#### Short problem
Print, please, exactly and only the lines between the line holding "Convert this chart to matplotlib code." and the line holding "nan = np.nan", inclusive, omitting any pictures.

[Records with drawing code]
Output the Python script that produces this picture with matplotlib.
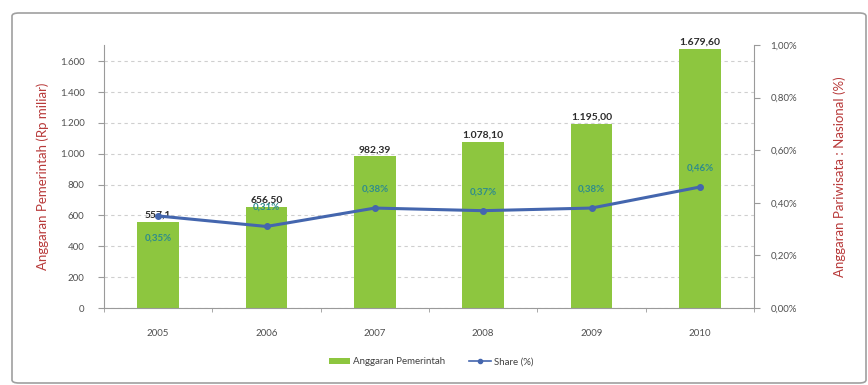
import matplotlib
matplotlib.use("Agg")
import matplotlib.pyplot as plt
from matplotlib.patches import FancyBboxPatch
from matplotlib.lines import Line2D
from matplotlib.ticker import FixedLocator, FuncFormatter

plt.rcParams['font.family'] = ['Lato', 'DejaVu Sans']

years = ['2005', '2006', '2007', '2008', '2009', '2010']
budget = [557.1, 656.50, 982.39, 1078.10, 1195.00, 1679.60]
budget_labels = ['557,1', '656,50', '982,39', '1.078,10', '1.195,00', '1.679,60']
share = [0.35, 0.31, 0.38, 0.37, 0.38, 0.46]
share_labels = ['0,35%', '0,31%', '0,38%', '0,37%', '0,38%', '0,46%']
left_ticks = [0, 200, 400, 600, 800, 1000, 1200, 1400, 1600]
right_ticks = [0.0, 0.2, 0.4, 0.6, 0.8, 1.0]

bar_color = '#8DC63F'
line_color = '#4466AE'
share_text_color = '#2E8C8C'
axis_title_color = '#B83A3A'
tick_color = '#505050'
spine_color = '#9A9A9A'

fig = plt.figure(figsize=(8.68, 3.85), dpi=100)

# outer chart border
frame = FancyBboxPatch((12 / 868, 2 / 385), 854 / 868, 370 / 385,
                       boxstyle="round,pad=0,rounding_size=0.008",
                       transform=fig.transFigure, facecolor='none',
                       edgecolor='#A0A0A0', linewidth=1.2)
fig.patches.append(frame)

ax = fig.add_axes([104 / 868, 77 / 385, 650 / 868, 263 / 385])
x = list(range(len(years)))

bars = ax.bar(x, budget, width=0.385, color=bar_color, zorder=2,
              label='Anggaran Pemerintah')
ax.set_xlim(-0.5, len(years) - 0.5)
ax.set_ylim(0, 1705)
ax.yaxis.set_major_locator(FixedLocator(left_ticks))
ax.yaxis.set_major_formatter(FuncFormatter(lambda v, p: f"{int(v):,}".replace(',', '.')))
ax.grid(axis='y', linestyle=(0, (3, 3)), color='#CFCFCF', linewidth=0.8, zorder=0)
ax.set_axisbelow(True)

ax.set_xticks(x)
ax.set_xticklabels(years)
ax.set_xticks([i + 0.5 for i in range(-1, len(years))], minor=True)
ax.tick_params(axis='x', which='major', length=0, pad=15, labelsize=7, colors=tick_color)
ax.tick_params(axis='x', which='minor', length=3, direction='out', color=spine_color)
ax.tick_params(axis='y', length=4, direction='out', color=spine_color,
               labelsize=7, colors=tick_color, pad=10)

for s in ['top', 'right']:
    ax.spines[s].set_visible(False)
for s in ['left', 'bottom']:
    ax.spines[s].set_color(spine_color)

for xi, v, lab in zip(x, budget, budget_labels):
    ax.annotate(lab, (xi, v), xytext=(0, 2), textcoords='offset pixels',
                ha='center', va='bottom', fontsize=7.5, fontweight='bold',
                color='#2B2B2B', zorder=4)

ax.set_ylabel('Anggaran Pemerintah (Rp miliar)', color=axis_title_color,
              fontsize=9.5, labelpad=8)

ax2 = ax.twinx()
line, = ax2.plot(x, share, color=line_color, linewidth=2.2, marker='o',
                 markersize=4, zorder=5, label='Share (%)')
ax2.set_ylim(0, 1.0)
ax2.yaxis.set_major_locator(FixedLocator(right_ticks))
ax2.yaxis.set_major_formatter(FuncFormatter(lambda v, p: f"{v:.2f}%".replace('.', ',')))
ax2.tick_params(axis='y', length=4, direction='out', color=spine_color,
                labelsize=7, colors=tick_color, pad=8)
for s in ['top', 'left', 'bottom']:
    ax2.spines[s].set_visible(False)
ax2.spines['right'].set_color(spine_color)

for i, (xi, v, lab) in enumerate(zip(x, share, share_labels)):
    dy = -22 if i == 0 else 19
    ax2.annotate(lab, (xi, v), xytext=(0, dy), textcoords='offset pixels',
                 ha='center', va='center', fontsize=7, fontweight='bold',
                 color=share_text_color, zorder=6)

ax2.set_ylabel('Anggaran Pariwisata : Nasional (%)', color=axis_title_color,
               fontsize=9.5, labelpad=26)

legend_line = Line2D([], [], color=line_color, linewidth=1.2, marker='o', markersize=3)
fig.legend(handles=[bars, legend_line], labels=['Anggaran Pemerintah', 'Share (%)'],
           loc='center', bbox_to_anchor=(431 / 868, 23 / 385),
           ncol=2, frameon=False, fontsize=7, handlelength=2.2, handleheight=0.6,
           columnspacing=2.5, handletextpad=0.3, labelcolor='#404040')

fig.savefig('out.png', dpi=100)
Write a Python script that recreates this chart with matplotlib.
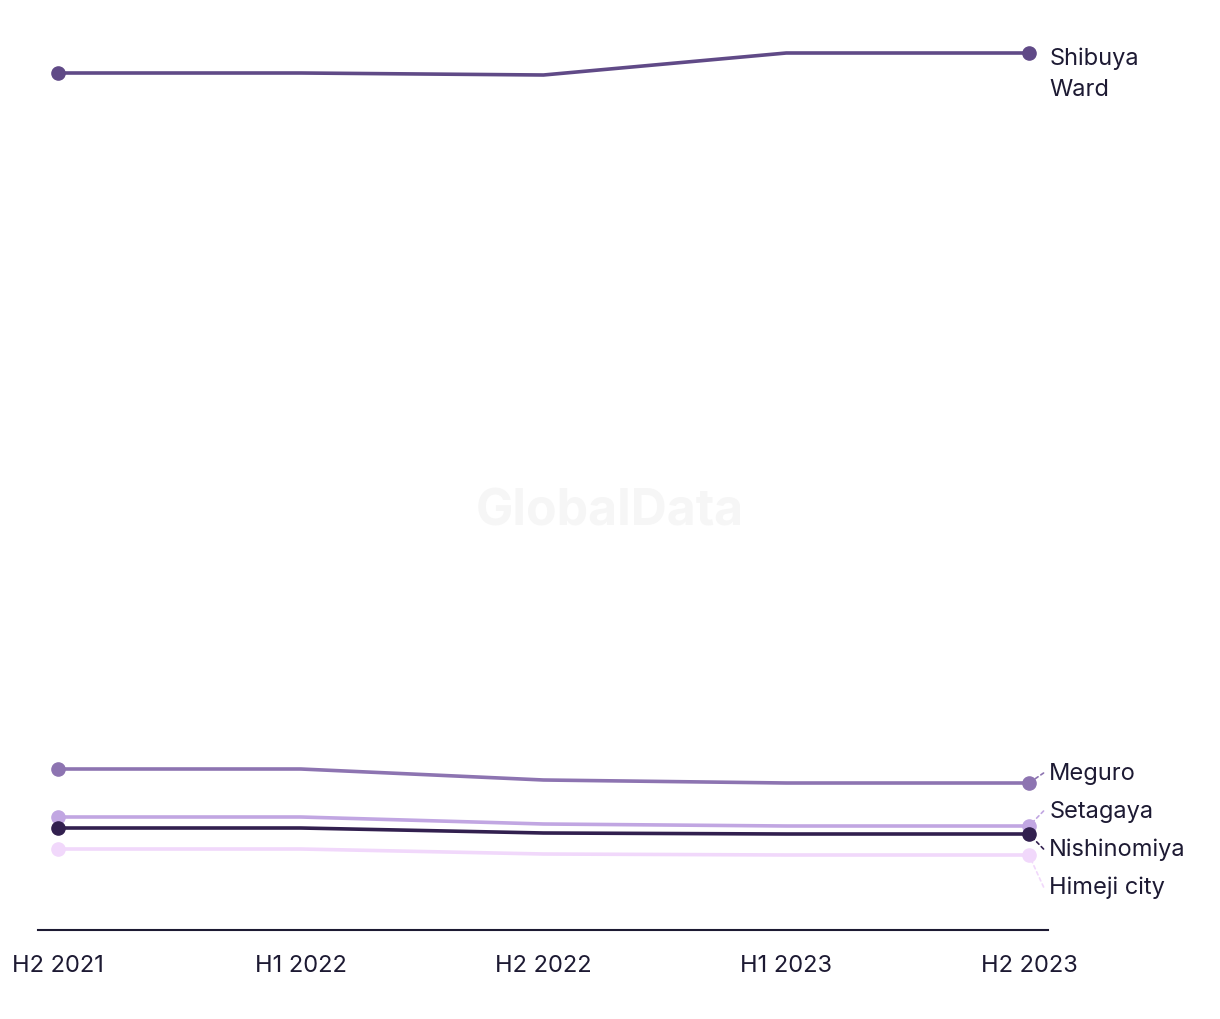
import matplotlib
matplotlib.use("Agg")
import matplotlib.pyplot as plt

periods = ["H2 2021", "H1 2022", "H2 2022", "H1 2023", "H2 2023"]

shibuya = [85.7, 85.7, 85.5, 87.7, 87.7]
meguro = [16.1, 16.1, 15.0, 14.7, 14.7]
setagaya = [11.3, 11.3, 10.6, 10.4, 10.4]
nishinomiya = [10.2, 10.2, 9.7, 9.6, 9.6]
himeji = [8.1, 8.1, 7.6, 7.5, 7.5]

names = ["Shibuya\nWard", "Meguro", "Setagaya", "Nishinomiya", "Himeji city"]
colors = ["#604a87", "#8d74b1", "#c1a6e2", "#32204f", "#f1d8fb"]
# label positions (value units) for the right-hand labels
label_y = [85.7, 15.7, 11.9, 8.1, 4.3]

text_color = "#1d1a33"
plt.rcParams["font.family"] = ["Inter", "DejaVu Sans"]

fig = plt.figure(figsize=(12.2, 10.2), dpi=100)
ax = fig.add_axes([38 / 1220, 89 / 1020, 1010 / 1220, 889 / 1020])

series = [shibuya, meguro, setagaya, nishinomiya, himeji]
x = list(range(len(periods)))
# draw back to front so the dark line sits over the light ones
order = [4, 2, 1, 3, 0]
for i in order:
    ax.plot(x, series[i], color=colors[i], lw=2.6, solid_capstyle="round",
            zorder=2 + i)
    ax.plot([x[0], x[-1]], [series[i][0], series[i][-1]], "o", ms=9.5,
            color=colors[i], zorder=2 + i, linestyle="none")

for i, name in enumerate(names):
    yv = series[i][-1]
    ty = label_y[i]
    ax.text(4.083, ty, name, ha="left", va="center", fontsize=17,
            color=text_color, linespacing=1.5)
    if i > 0:
        ax.annotate("", xy=(4.0, yv), xytext=(4.06, ty),
                    arrowprops=dict(arrowstyle="-", color=colors[i], lw=1.2,
                                    linestyle=(0, (2, 2)), shrinkA=0, shrinkB=5))

fig.text(0.5, 1 - 512 / 1020, "GlobalData", ha="center", va="center",
         fontsize=36, fontweight="bold", color="#f6f6f6", zorder=0)

ax.set_xlim(-20 / 242.75, 4 + 19 / 242.75)
ax.set_ylim(0, 88.9)
ax.set_xticks(x)
ax.set_xticklabels(periods, fontsize=17, color=text_color)
ax.tick_params(axis="x", length=0, pad=17)
ax.set_yticks([])
for side in ["top", "right", "left"]:
    ax.spines[side].set_visible(False)
ax.spines["bottom"].set_color(text_color)
ax.spines["bottom"].set_linewidth(1.5)

fig.savefig("out.png", dpi=100, facecolor="white")
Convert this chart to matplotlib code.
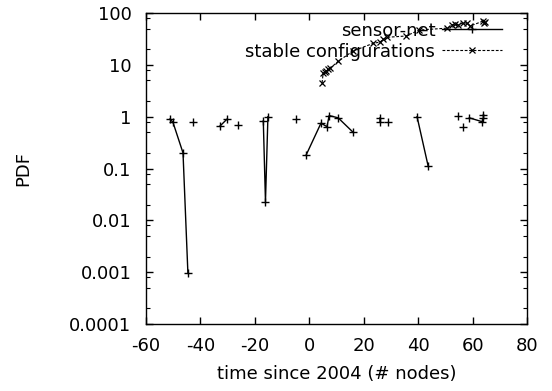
import numpy as np
import matplotlib
matplotlib.use("Agg")
import matplotlib.pyplot as plt
from matplotlib.ticker import FixedLocator, NullFormatter

nan = np.nan

# sensor-net series (NaN separates unconnected runs)
sensor_x = [-51.2, -50.1, -46.4, -44.6, nan,
            -42.7, nan,
            -32.8, -30.2, nan,
            -26.2, nan,
            -16.9, -16.1, -15.2, nan,
            -4.9, nan,
            -1.2, 4.3, 6.5, 7.3, 10.6, 16.1, nan,
            26.0, 26.0, nan,
            29.0, nan,
            39.6, 43.7, nan,
            54.7, nan,
            56.5, nan,
            58.8, 63.5, 64.0, 64.0]
sensor_y = [0.90, 0.78, 0.20, 0.00095, nan,
            0.78, nan,
            0.66, 0.90, nan,
            0.70, nan,
            0.83, 0.023, 1.0, nan,
            0.92, nan,
            0.18, 0.75, 0.64, 1.05, 0.95, 0.50, nan,
            0.95, 0.80, nan,
            0.80, nan,
            1.0, 0.11, nan,
            1.05, nan,
            0.62, nan,
            0.95, 0.80, 0.95, 1.1]

# stable configurations series
stable_x = [4.7, 5.1, 5.8, 6.3, 7.0, 7.6, 10.6, 16.1, 23.5, 26.0, 27.2, 28.6,
            35.6, 40.4, 50.7, 52.5, 53.6, 54.7, 56.5, 58.0, 59.1, 63.9, 64.3, 64.6]
stable_y = [4.5, 6.9, 7.3, 7.6, 8.3, 8.5, 11.7, 18.5, 26, 27.5, 31, 34,
            36, 47, 51, 59, 61, 59, 64, 64, 56, 70, 64, 67]

x_ticks = [-60, -40, -20, 0, 20, 40, 60, 80]
y_ticks = [0.0001, 0.001, 0.01, 0.1, 1, 10, 100]
y_ticklabels = ["0.0001", "0.001", "0.01", "0.1", "1", "10", "100"]

plt.rcParams['font.family'] = ['DejaVu Sans']
plt.rcParams['font.size'] = 13

fig = plt.figure(figsize=(5.52, 3.91), dpi=100)
ax = fig.add_axes([146/552, 1-324/391, (527-146)/552, (324-13)/391])

ax.plot(sensor_x, sensor_y, color='black', lw=1.0, marker='+', ms=6, mew=1.0,
        label='sensor-net')
ax.plot(stable_x, stable_y, color='black', lw=0.8, ls=(0, (2.5, 1.5)), marker='x',
        ms=5, mew=0.9, label='stable configurations')

ax.set_yscale('log')
ax.set_xlim(-60, 80)
ax.set_ylim(0.0001, 100)
ax.set_xticks(x_ticks)
ax.set_xticklabels([str(t) for t in x_ticks])
ax.set_yticks(y_ticks)
ax.set_yticklabels(y_ticklabels)
minor = []
for d in [0.0001, 0.001, 0.01, 0.1, 1, 10]:
    for m in [2, 5, 8]:
        minor.append(d * m)
ax.yaxis.set_minor_locator(FixedLocator(minor))
ax.yaxis.set_minor_formatter(NullFormatter())
ax.tick_params(which='major', direction='in', length=5, width=1, top=True, right=True)
ax.tick_params(axis='x', which='major', pad=9.5)
ax.tick_params(axis='y', which='major', pad=10.5)
ax.tick_params(which='minor', direction='in', length=3, width=0.8, top=False, right=True)
ax.tick_params(axis='x', which='minor', bottom=False, top=False)
for s in ax.spines.values():
    s.set_linewidth(1.0)

ax.set_xlabel('time since 2004 (# nodes)', labelpad=7)
ax.set_ylabel('PDF', labelpad=27)

leg = ax.legend(loc='upper right', bbox_to_anchor=((502-146)/381, 1-(21.5-13)/311),
                frameon=False, markerfirst=False, handlelength=3.3, handletextpad=0.4,
                borderpad=0, borderaxespad=0, labelspacing=0.17, fontsize=13)

fig.savefig('out.png', dpi=100)
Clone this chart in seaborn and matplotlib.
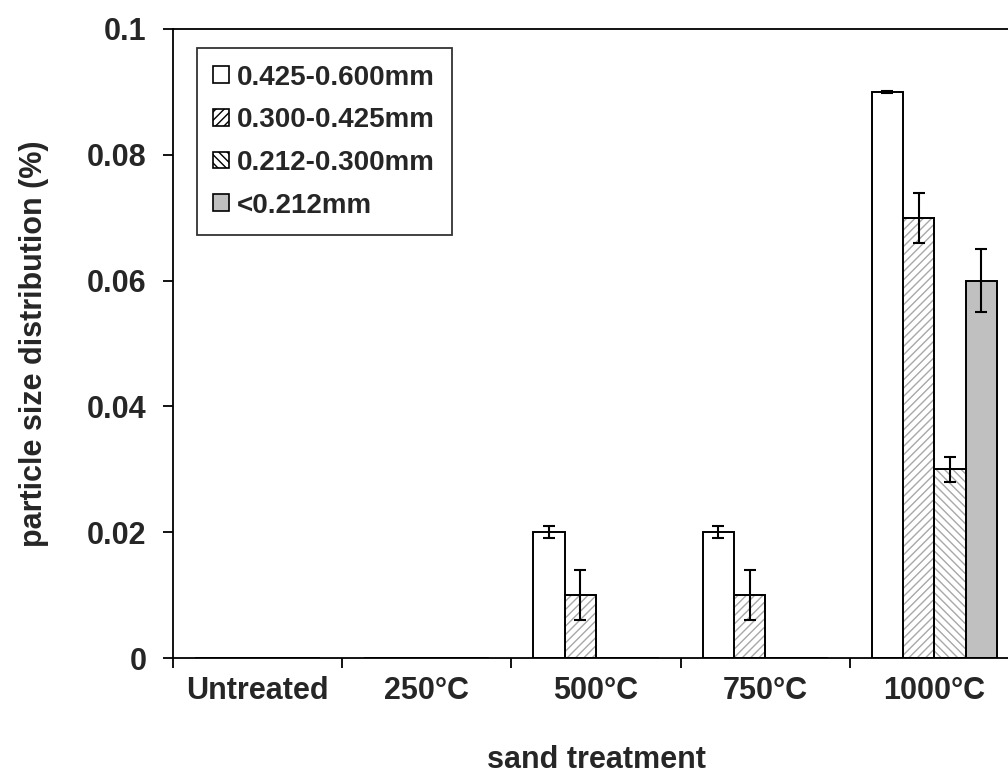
import numpy as np
import pandas as pd
import seaborn as sns
import matplotlib.pyplot as plt
import matplotlib.patches as mpatches

# categories on the x axis
treatments = ["Untreated", "250°C", "500°C", "750°C", "1000°C"]
# particle size classes (hue)
sizes = ["0.425-0.600mm", "0.300-0.425mm", "0.212-0.300mm", "<0.212mm"]

# particle size distribution (%) per treatment, one list per size class
frac_425_600 = [0, 0, 0.020, 0.020, 0.090]
frac_300_425 = [0, 0, 0.010, 0.010, 0.070]
frac_212_300 = [0, 0, 0, 0, 0.030]
frac_lt_212 = [0, 0, 0, 0, 0.060]

# error bars (nan = no bar)
err_425_600 = [np.nan, np.nan, 0.001, 0.001, 0.0002]
err_300_425 = [np.nan, np.nan, 0.004, 0.004, 0.004]
err_212_300 = [np.nan, np.nan, np.nan, np.nan, 0.002]
err_lt_212 = [np.nan, np.nan, np.nan, np.nan, 0.005]

yticks = [0, 0.02, 0.04, 0.06, 0.08, 0.1]
ytick_labels = ["0", "0.02", "0.04", "0.06", "0.08", "0.1"]

values = [frac_425_600, frac_300_425, frac_212_300, frac_lt_212]
errors = [err_425_600, err_300_425, err_212_300, err_lt_212]

rows = []
for s, vals in zip(sizes, values):
    for t, v in zip(treatments, vals):
        rows.append({"treatment": t, "size": s, "value": v})
df = pd.DataFrame(rows)

sns.set_style("ticks")
plt.rcParams["font.family"] = ["Liberation Sans", "DejaVu Sans"]
plt.rcParams["font.weight"] = "bold"
plt.rcParams["hatch.linewidth"] = 1.0

fills = ["white", "white", "white", "#c0c0c0"]
hatches = ["", "////", "\\\\\\\\", ""]
hatch_col = "#a8a8a8"

fig = plt.figure(figsize=(10.08, 7.73), dpi=100)
# axes run a bit past the right edge of the image, like the original
ax = fig.add_axes([173 / 1008, (773 - 658) / 773, (1019 - 173) / 1008, (658 - 29) / 773])

sns.barplot(data=df, x="treatment", y="value", hue="size", hue_order=sizes,
            palette=dict(zip(sizes, fills)), saturation=1, width=0.74,
            edgecolor="black", linewidth=1.4, errorbar=None, legend=False, ax=ax)

outline = []
for cont, h in zip(ax.containers, hatches):
    for bar in cont:
        if h:
            bar.set_hatch(h)
            if hasattr(bar, "set_hatchcolor"):
                bar.set_hatchcolor(hatch_col)
            else:
                bar.set_edgecolor(hatch_col)
                outline.append(bar)

# black outline on top where hatch colour had to borrow the edge colour
for bar in outline:
    ax.add_patch(mpatches.Rectangle(bar.get_xy(), bar.get_width(), bar.get_height(),
                                    fill=False, edgecolor="black", linewidth=1.4, zorder=bar.get_zorder() + 0.1))

for cont, vals, errs in zip(ax.containers, values, errors):
    xs = [b.get_x() + b.get_width() / 2 for b in cont]
    y = np.where(np.isnan(errs), np.nan, vals)
    ax.errorbar(xs, y, yerr=errs, fmt="none", ecolor="black", elinewidth=1.5,
                capsize=4.5, capthick=1.5, zorder=5)

ax.set_xlim(-0.5, 4.5)
ax.set_ylim(0, 0.1)
ax.set_yticks(yticks, ytick_labels)
ax.set_xticks(range(len(treatments)), treatments)
ax.set_xticks(np.arange(-0.5, len(treatments)), minor=True)
ax.tick_params(axis="x", which="major", length=0, pad=13, labelsize=22)
ax.tick_params(axis="x", which="minor", length=7, width=1.3, direction="out", color="black")
ax.tick_params(axis="y", length=7, width=1.3, direction="out", pad=12, labelsize=22, color="black")

for sp in ax.spines.values():
    sp.set_color("black")
    sp.set_linewidth(1.3)

ax.set_xlabel("sand treatment", fontsize=22, fontweight="bold", labelpad=28)
ax.set_ylabel("particle size distribution (%)", fontsize=22, fontweight="bold", labelpad=27)

handles = [mpatches.Patch(facecolor=f, edgecolor="black", hatch=h, linewidth=1.2)
           for f, h in zip(fills, hatches)]
leg = ax.legend(handles, sizes, loc="upper left", bbox_to_anchor=(0.028, 0.97),
                borderaxespad=0, fontsize=20, frameon=True, fancybox=False,
                handlelength=0.55, handleheight=0.55, handletextpad=0.3,
                labelspacing=0.6, borderpad=0.6)
leg.get_frame().set_edgecolor("black")
leg.get_frame().set_linewidth(1.3)
for txt in leg.get_texts():
    txt.set_fontweight("bold")
for lh, h in zip(leg.legend_handles, hatches):
    if h and hasattr(lh, "set_hatchcolor"):
        lh.set_hatchcolor(hatch_col)

fig.savefig("out.png", dpi=100)
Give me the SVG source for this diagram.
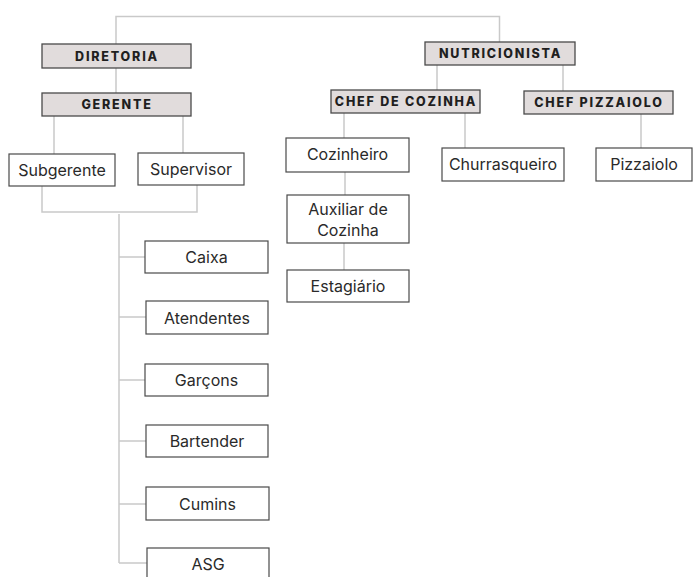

#### Answer to the exercise
Convert this chart to matplotlib code.
import numpy as np
import matplotlib
matplotlib.use("Agg")
import matplotlib.pyplot as plt
from matplotlib.ticker import FixedLocator, NullFormatter

nan = np.nan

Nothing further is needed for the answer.